The state of Michigan has carbon monoxide law based on House Bill No. 4730 and House Bill No. 5341. The first law states that buildings constructed on or after December 1, 2009, including boarding houses, hotels, and motels, must install one carbon monoxide detector at each source point. The term “source point” means an area where a machine is present that burns fossil fuels, such as a furnace, hot water heater, or boiler.

The problem with this law is that in big buildings, furnaces, hot water heaters and boilers are usually located far away from where the people are. Carbon monoxide detectors that are near the source, but are removed from where the people are, can’t warn people of the danger. Carbon monoxide detectors should also be placed where the people are.

Sometimes it feels like these laws are written to protect property owners from negligence claims more than to actually protect people from carbon monoxide toxins.

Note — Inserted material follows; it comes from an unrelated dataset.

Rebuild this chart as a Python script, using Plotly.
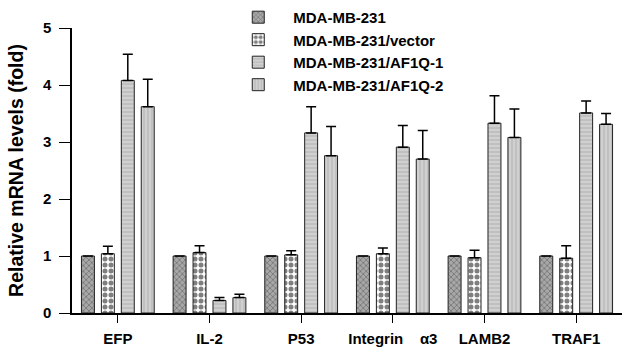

The detector may be battery-operated, plug-in with or without battery backup, wired into the building’s air conditioning system with battery backup, or connected to system via a control panel. The detector’s alarm must also be audible.

The law states that the person who installs the carbon monoxide detector in compliance with the manufacturer’s instructions shall have no liability with respect to maintenance or effectiveness of the carbon monoxide device.

The owner of the building who maintains the device according to the manufacturer’s instructions shall have no liability with respect to the operation or effectiveness of the device.

The second law requires a carbon monoxide detector within each single-family dwelling or within each unit of a multi-family dwelling in all new construction. A detector should be located within the vicinity of the bedrooms, which may include a detector capable of detecting CO near all adjacent bedrooms, an area near an attached garage, and an area near fuel-burning appliance.

The law was effective March 23, 2009. People who did not comply should not be penalized until the effective date.

The carbon monoxide detectors must have a distinct, audible alert when carbon monoxide is at higher than normal levels. It may either be self contained or activated via a system connection.

This law is called the “Overbeck Law,” named for Patty and Gene Overbeck, who died from carbon monoxide poisoning in 2003 in their Elk Lake retirement home.